I do not see this as a disturbing topic – this is LIFE.
How we talk to our children matters
We teach them about the semantics as well as provide guidance on our values. How you do this is your choice. Do I agree with this video which has gone a bit viral on the Internet promoting vegetarianism?
While these are not my values because we do eat meat, I do welcome any type of discussion with children about how food gets to their plate. This mother entertained a discussion with a very young child about her values. That is the point. She did not skirt the issue. She tackled it and she taught her child something about his food.
It would be nice if there was a Disney movie about living on farm and seeing your favorite ‘pet’ farm animal being butchered and then eating it that night for dinner to facilitate this conversation, but that just is not the case. Parents have to do the hard work of making the invisible visible to their children about their food. Food does not come from a ‘grocery store’. Without farmers or foragers there would be no food.

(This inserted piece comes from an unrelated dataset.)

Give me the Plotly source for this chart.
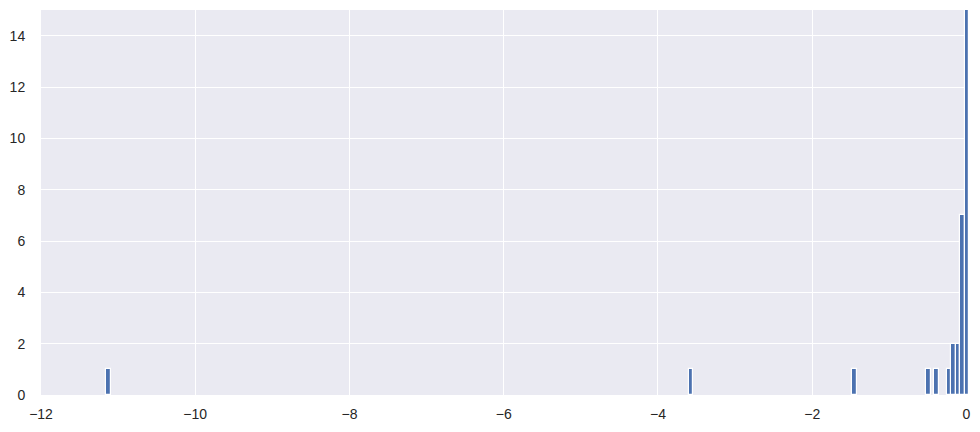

Provide life experiences for your children
Participate in nature.
When I was young, I used to go on fishing trips with my dad. When we caught a fish, we gutted it, then cooked it on the fire, and then ate it for dinner. My dad would show me if it was a male or a female by looking for fish eggs. That is some of the best fish I have ever tasted to this day and I will never forget those experiences with nature.
Take a field trip to a local farm.
My daughter’s school recently took the children on a field trip to a local teaching farm. The children were able to see all kinds of animals and even watch a cow milking demonstration. We also take her to pick up our raw milk and to the farmers markets each week.
Have your kids help you cook!
The one bright spot in the British poll is that 84% of primary school aged children and 73% of secondary school aged children said they would like to cook more! 85% of all of the children surveyed said they enjoyed cooking. Cooking teaches math, reading, and science all at once. Cooking is a great activity because you accomplish much more than making a mess – you get a meal out of it.
These experiences are important for young children. Otherwise, they are left to imagine for themselves where their food comes from.
Do you take your kids on nature or farm excursions? What did you recently learn about your food and where it comes from?